The geodesic approximation for lump dynamics and coercivity of the Hessian for harmonic maps

TL;DR

This paper extends the geodesic approximation method to harmonic maps, proving a coercivity property of the Hessian in sigma models, and explores the global coercivity and dynamics of CP^1 lumps on S^2.

Contribution

It establishes a coercivity property of the Hessian for general sigma models and analyzes the dynamics of CP^1 lumps, including numerical evidence for coercivity in certain sectors.

Findings

Proves coercivity of the Hessian for sigma models with Kähler domains and targets.

Shows the Hessian fails to be globally coercive in the degree 1 sector of CP^1 on S^2.

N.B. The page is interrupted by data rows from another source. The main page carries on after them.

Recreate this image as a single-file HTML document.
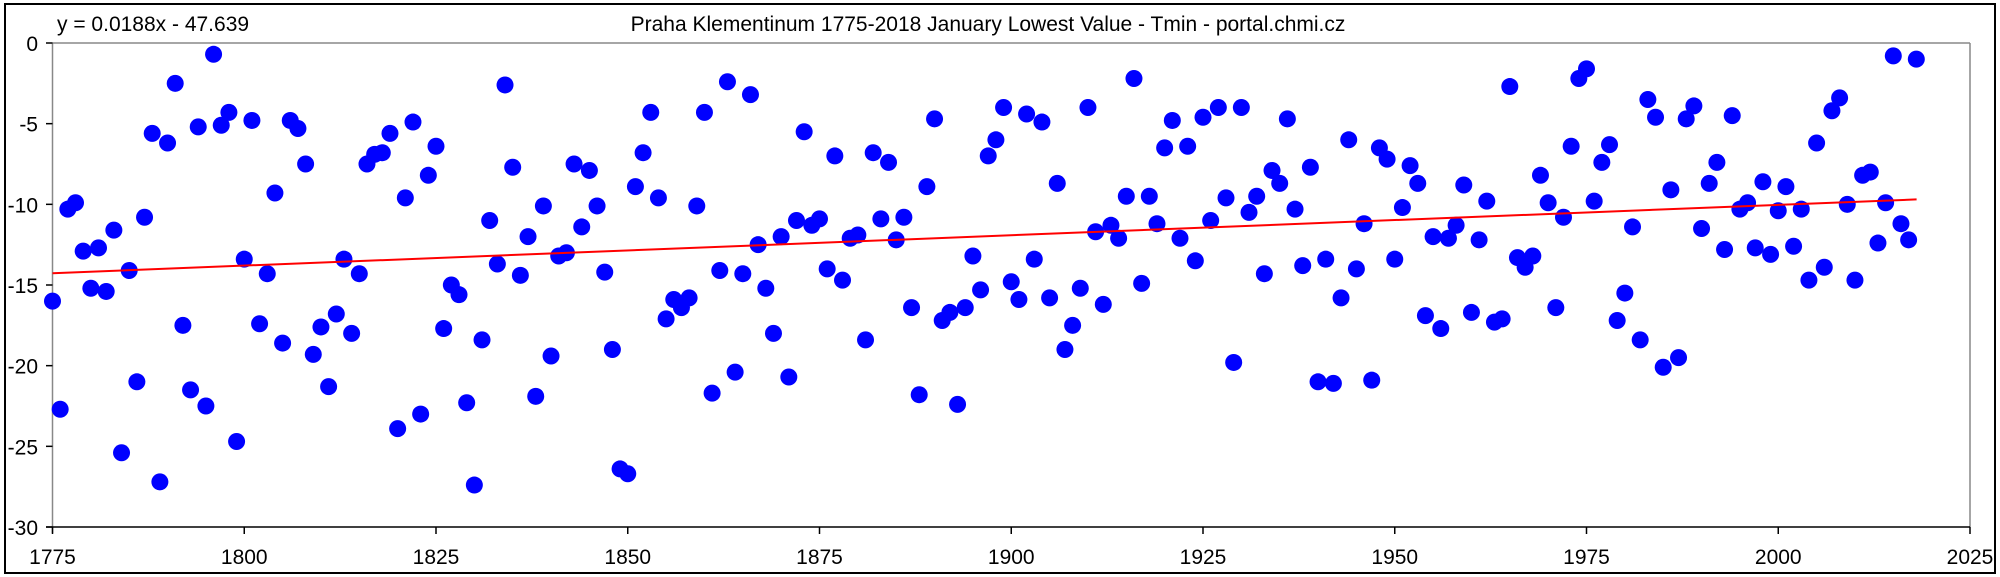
<!DOCTYPE html>
<html><head><meta charset="utf-8"><style>
html,body{margin:0;padding:0;background:#fff}
svg{display:block}
text{font-family:"Liberation Sans",Arial,sans-serif;font-size:21px;fill:#000}
</style></head><body>
<svg id="s" width="2000" height="577" viewBox="0 0 2000 577" xmlns="http://www.w3.org/2000/svg">
<rect x="5" y="4" width="1990" height="569" fill="#fff" stroke="#000" stroke-width="2"/>
<text x="57" y="31">y = 0.0188x - 47.639</text>
<text x="988" y="31" text-anchor="middle">Praha Klementinum 1775-2018 January Lowest Value - Tmin - portal.chmi.cz</text>
<line x1="52.5" y1="43" x2="1970" y2="43" stroke="#888" stroke-width="1.5"/>
<line x1="1970" y1="43" x2="1970" y2="527" stroke="#888" stroke-width="1.5"/>
<line x1="52.5" y1="43" x2="52.5" y2="533" stroke="#888" stroke-width="1.5"/>
<line x1="46" y1="527" x2="1970" y2="527" stroke="#000" stroke-width="1.5"/>
<g id="ax"></g>
<g id="pts" fill="#0000ff"></g>
<line x1="52.5" y1="273.2" x2="1916.6" y2="199.4" stroke="#ff0000" stroke-width="2"/>
</svg>
<script>
var X0=52.5,X1=1970,Y0=43,Y1=527;
function px(yr){return X0+(yr-1775)*(X1-X0)/250}
function py(v){return Y0+(-v)*(Y1-Y0)/30}
var ns="http://www.w3.org/2000/svg",ax=document.getElementById("ax");
function el(t,a,txt){var e=document.createElementNS(ns,t);for(var k in a)e.setAttribute(k,a[k]);if(txt)e.textContent=txt;ax.appendChild(e);}
for(var v=0;v>=-30;v-=5){var y=py(v);el("line",{x1:46,y1:y,x2:52.5,y2:y,stroke:"#000","stroke-width":1.5});el("text",{x:38,y:y+8,"text-anchor":"end"},String(v));}
for(var yr=1775;yr<=2025;yr+=25){var x=px(yr);el("line",{x1:x,y1:527,x2:x,y2:534,stroke:"#000","stroke-width":1.5});el("text",{x:x,y:564,"text-anchor":"middle"},String(yr));}
var d=[-16,-22.7,-10.3,-9.9,-12.9,-15.2,-12.7,-15.4,-11.6,-25.4,-14.1,-21,-10.8,-5.6,-27.2,-6.2,-2.5,-17.5,-21.5,-5.2,-22.5,-0.7,-5.1,-4.3,-24.7,-13.4,-4.8,-17.4,-14.3,-9.3,-18.6,-4.8,-5.3,-7.5,-19.3,-17.6,-21.3,-16.8,-13.4,-18,-14.3,-7.5,-6.9,-6.8,-5.6,-23.9,-9.6,-4.9,-23,-8.2,-6.4,-17.7,-15,-15.6,-22.3,-27.4,-18.4,-11,-13.7,-2.6,-7.7,-14.4,-12,-21.9,-10.1,-19.4,-13.2,-13,-7.5,-11.4,-7.9,-10.1,-14.2,-19,-26.4,-26.7,-8.9,-6.8,-4.3,-9.6,-17.1,-15.9,-16.4,-15.8,-10.1,-4.3,-21.7,-14.1,-2.4,-20.4,-14.3,-3.2,-12.5,-15.2,-18,-12,-20.7,-11,-5.5,-11.3,-10.9,-14,-7,-14.7,-12.1,-11.9,-18.4,-6.8,-10.9,-7.4,-12.2,-10.8,-16.4,-21.8,-8.9,-4.7,-17.2,-16.7,-22.4,-16.4,-13.2,-15.3,-7,-6,-4,-14.8,-15.9,-4.4,-13.4,-4.9,-15.8,-8.7,-19,-17.5,-15.2,-4,-11.7,-16.2,-11.3,-12.1,-9.5,-2.2,-14.9,-9.5,-11.2,-6.5,-4.8,-12.1,-6.4,-13.5,-4.6,-11,-4,-9.6,-19.8,-4,-10.5,-9.5,-14.3,-7.9,-8.7,-4.7,-10.3,-13.8,-7.7,-21,-13.4,-21.1,-15.8,-6,-14,-11.2,-20.9,-6.5,-7.2,-13.4,-10.2,-7.6,-8.7,-16.9,-12,-17.7,-12.1,-11.3,-8.8,-16.7,-12.2,-9.8,-17.3,-17.1,-2.7,-13.3,-13.9,-13.2,-8.2,-9.9,-16.4,-10.8,-6.4,-2.2,-1.6,-9.8,-7.4,-6.3,-17.2,-15.5,-11.4,-18.4,-3.5,-4.6,-20.1,-9.1,-19.5,-4.7,-3.9,-11.5,-8.7,-7.4,-12.8,-4.5,-10.3,-9.9,-12.7,-8.6,-13.1,-10.4,-8.9,-12.6,-10.3,-14.7,-6.2,-13.9,-4.2,-3.4,-10,-14.7,-8.2,-8,-12.4,-9.9,-0.8,-11.2,-12.2,-1];
var g=document.getElementById("pts");
for(var i=0;i<d.length;i++){var c=document.createElementNS(ns,"circle");c.setAttribute("cx",px(1775+i));c.setAttribute("cy",py(d[i]));c.setAttribute("r",8.5);g.appendChild(c);}
</script>
</body></html>
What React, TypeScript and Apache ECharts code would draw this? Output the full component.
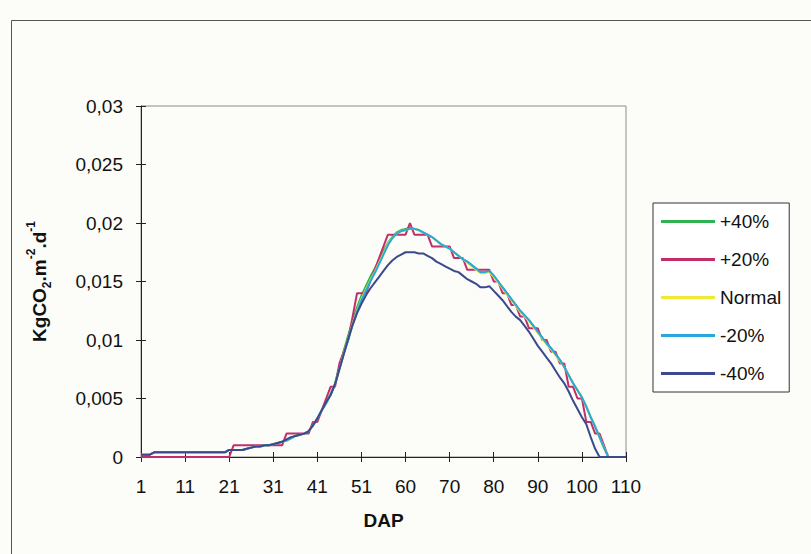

Numerical evidence suggests global coercivity in higher degree sectors for n>1.

Abstract

The most fruitful approach to studying low energy soliton dynamics in field theories of Bogomol'nyi type is the geodesic approximation of Manton. In the case of vortices and monopoles, Stuart has obtained rigorous estimates of the errors in this approximation, and hence proved that it is valid in the low speed regime. His method employs energy estimates which rely on a key coercivity property of the Hessian of the energy functional of the theory under consideration. In this paper we prove an analogous coercivity property for the Hessian of the energy functional of a general sigma model with compact K\"ahler domain and target. We go on to prove a continuity property for our result, and show that, for the CP^1 model on S^2, the Hessian fails to be globally coercive in the degree 1 sector. We present numerical evidence which suggests that the Hessian is globally coercive in a certain equivariance class of the degree n sector for n>1. We also prove that, within the geodesic approximation, a single CP^1 lump moving on S^2 does not generically travel on a great circle.